### Description of the task
Skip the pictures and quote all of the lines exactly.

>> start

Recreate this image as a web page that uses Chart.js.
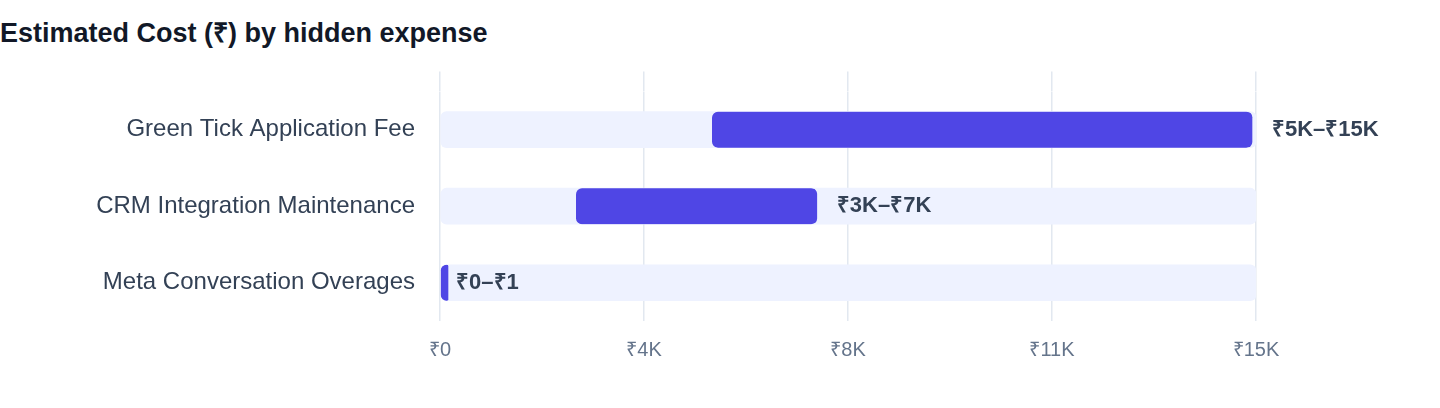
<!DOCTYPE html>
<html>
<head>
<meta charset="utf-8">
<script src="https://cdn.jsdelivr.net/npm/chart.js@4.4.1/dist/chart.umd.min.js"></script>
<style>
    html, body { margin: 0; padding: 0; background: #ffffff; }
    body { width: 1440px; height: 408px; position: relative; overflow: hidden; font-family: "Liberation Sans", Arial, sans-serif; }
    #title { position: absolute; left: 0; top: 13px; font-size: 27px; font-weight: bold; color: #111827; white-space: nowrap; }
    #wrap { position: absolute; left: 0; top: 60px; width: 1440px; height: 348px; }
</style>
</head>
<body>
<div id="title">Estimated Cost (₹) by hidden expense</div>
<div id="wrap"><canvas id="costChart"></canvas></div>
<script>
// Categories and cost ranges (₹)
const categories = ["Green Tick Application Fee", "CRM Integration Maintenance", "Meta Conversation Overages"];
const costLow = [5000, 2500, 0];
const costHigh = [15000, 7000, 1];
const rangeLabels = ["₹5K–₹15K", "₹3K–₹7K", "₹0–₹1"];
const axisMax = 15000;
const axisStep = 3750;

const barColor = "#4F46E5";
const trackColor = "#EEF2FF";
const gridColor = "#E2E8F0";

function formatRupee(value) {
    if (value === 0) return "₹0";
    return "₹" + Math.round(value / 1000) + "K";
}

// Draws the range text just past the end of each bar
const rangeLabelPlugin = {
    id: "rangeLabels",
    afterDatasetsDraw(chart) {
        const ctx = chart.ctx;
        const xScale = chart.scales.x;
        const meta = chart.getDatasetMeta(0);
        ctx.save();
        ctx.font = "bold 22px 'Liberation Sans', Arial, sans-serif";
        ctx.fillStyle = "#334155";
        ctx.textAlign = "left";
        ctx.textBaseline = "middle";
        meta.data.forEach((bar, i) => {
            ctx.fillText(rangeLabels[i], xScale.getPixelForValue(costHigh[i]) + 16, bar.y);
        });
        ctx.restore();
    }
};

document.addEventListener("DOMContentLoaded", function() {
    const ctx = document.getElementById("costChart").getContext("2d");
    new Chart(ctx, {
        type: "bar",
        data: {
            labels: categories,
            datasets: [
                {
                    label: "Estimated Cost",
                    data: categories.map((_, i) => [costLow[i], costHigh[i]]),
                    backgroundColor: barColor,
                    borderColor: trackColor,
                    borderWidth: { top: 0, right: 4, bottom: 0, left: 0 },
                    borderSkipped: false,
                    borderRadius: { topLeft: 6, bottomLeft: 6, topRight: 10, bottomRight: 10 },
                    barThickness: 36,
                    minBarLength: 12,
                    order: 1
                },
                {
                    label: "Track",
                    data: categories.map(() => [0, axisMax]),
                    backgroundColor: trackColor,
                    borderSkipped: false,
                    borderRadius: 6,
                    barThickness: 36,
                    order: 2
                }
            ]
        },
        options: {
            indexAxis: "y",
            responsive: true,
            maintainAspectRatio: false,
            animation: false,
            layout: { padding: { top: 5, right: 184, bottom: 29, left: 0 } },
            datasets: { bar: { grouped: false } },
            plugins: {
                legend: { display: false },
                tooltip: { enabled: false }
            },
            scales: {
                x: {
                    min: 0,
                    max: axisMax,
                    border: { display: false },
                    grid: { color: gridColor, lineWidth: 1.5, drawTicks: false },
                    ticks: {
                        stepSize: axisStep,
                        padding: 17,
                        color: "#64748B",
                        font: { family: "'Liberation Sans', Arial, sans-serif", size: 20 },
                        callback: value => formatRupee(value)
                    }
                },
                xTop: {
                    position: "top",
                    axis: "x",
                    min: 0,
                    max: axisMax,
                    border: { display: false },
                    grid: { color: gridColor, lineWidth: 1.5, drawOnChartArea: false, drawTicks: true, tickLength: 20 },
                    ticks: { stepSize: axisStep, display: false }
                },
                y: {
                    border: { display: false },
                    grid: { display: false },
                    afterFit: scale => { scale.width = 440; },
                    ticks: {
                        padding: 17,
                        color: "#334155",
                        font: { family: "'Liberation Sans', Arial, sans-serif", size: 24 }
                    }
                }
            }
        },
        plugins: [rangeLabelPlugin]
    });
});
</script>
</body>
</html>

>> end

### Task response
Recreate this image as a web page that uses Chart.js.
<!DOCTYPE html>
<html>
<head>
<meta charset="utf-8">
<script src="https://cdn.jsdelivr.net/npm/chart.js@4.4.1/dist/chart.umd.min.js"></script>
<style>
    html, body { margin: 0; padding: 0; background: #ffffff; }
    body { width: 1440px; height: 408px; position: relative; overflow: hidden; font-family: "Liberation Sans", Arial, sans-serif; }
    #title { position: absolute; left: 0; top: 13px; font-size: 27px; font-weight: bold; color: #111827; white-space: nowrap; }
    #wrap { position: absolute; left: 0; top: 60px; width: 1440px; height: 348px; }
</style>
</head>
<body>
<div id="title">Estimated Cost (₹) by hidden expense</div>
<div id="wrap"><canvas id="costChart"></canvas></div>
<script>
// Categories and cost ranges (₹)
const categories = ["Green Tick Application Fee", "CRM Integration Maintenance", "Meta Conversation Overages"];
const costLow = [5000, 2500, 0];
const costHigh = [15000, 7000, 1];
const rangeLabels = ["₹5K–₹15K", "₹3K–₹7K", "₹0–₹1"];
const axisMax = 15000;
const axisStep = 3750;

const barColor = "#4F46E5";
const trackColor = "#EEF2FF";
const gridColor = "#E2E8F0";

function formatRupee(value) {
    if (value === 0) return "₹0";
    return "₹" + Math.round(value / 1000) + "K";
}

// Draws the range text just past the end of each bar
const rangeLabelPlugin = {
    id: "rangeLabels",
    afterDatasetsDraw(chart) {
        const ctx = chart.ctx;
        const xScale = chart.scales.x;
        const meta = chart.getDatasetMeta(0);
        ctx.save();
        ctx.font = "bold 22px 'Liberation Sans', Arial, sans-serif";
        ctx.fillStyle = "#334155";
        ctx.textAlign = "left";
        ctx.textBaseline = "middle";
        meta.data.forEach((bar, i) => {
            ctx.fillText(rangeLabels[i], xScale.getPixelForValue(costHigh[i]) + 16, bar.y);
        });
        ctx.restore();
    }
};

document.addEventListener("DOMContentLoaded", function() {
    const ctx = document.getElementById("costChart").getContext("2d");
    new Chart(ctx, {
        type: "bar",
        data: {
            labels: categories,
            datasets: [
                {
                    label: "Estimated Cost",
                    data: categories.map((_, i) => [costLow[i], costHigh[i]]),
                    backgroundColor: barColor,
                    borderColor: trackColor,
                    borderWidth: { top: 0, right: 4, bottom: 0, left: 0 },
                    borderSkipped: false,
                    borderRadius: { topLeft: 6, bottomLeft: 6, topRight: 10, bottomRight: 10 },
                    barThickness: 36,
                    minBarLength: 12,
                    order: 1
                },
                {
                    label: "Track",
                    data: categories.map(() => [0, axisMax]),
                    backgroundColor: trackColor,
                    borderSkipped: false,
                    borderRadius: 6,
                    barThickness: 36,
                    order: 2
                }
            ]
        },
        options: {
            indexAxis: "y",
            responsive: true,
            maintainAspectRatio: false,
            animation: false,
            layout: { padding: { top: 5, right: 184, bottom: 29, left: 0 } },
            datasets: { bar: { grouped: false } },
            plugins: {
                legend: { display: false },
                tooltip: { enabled: false }
            },
            scales: {
                x: {
                    min: 0,
                    max: axisMax,
                    border: { display: false },
                    grid: { color: gridColor, lineWidth: 1.5, drawTicks: false },
                    ticks: {
                        stepSize: axisStep,
                        padding: 17,
                        color: "#64748B",
                        font: { family: "'Liberation Sans', Arial, sans-serif", size: 20 },
                        callback: value => formatRupee(value)
                    }
                },
                xTop: {
                    position: "top",
                    axis: "x",
                    min: 0,
                    max: axisMax,
                    border: { display: false },
                    grid: { color: gridColor, lineWidth: 1.5, drawOnChartArea: false, drawTicks: true, tickLength: 20 },
                    ticks: { stepSize: axisStep, display: false }
                },
                y: {
                    border: { display: false },
                    grid: { display: false },
                    afterFit: scale => { scale.width = 440; },
                    ticks: {
                        padding: 17,
                        color: "#334155",
                        font: { family: "'Liberation Sans', Arial, sans-serif", size: 24 }
                    }
                }
            }
        },
        plugins: [rangeLabelPlugin]
    });
});
</script>
</body>
</html>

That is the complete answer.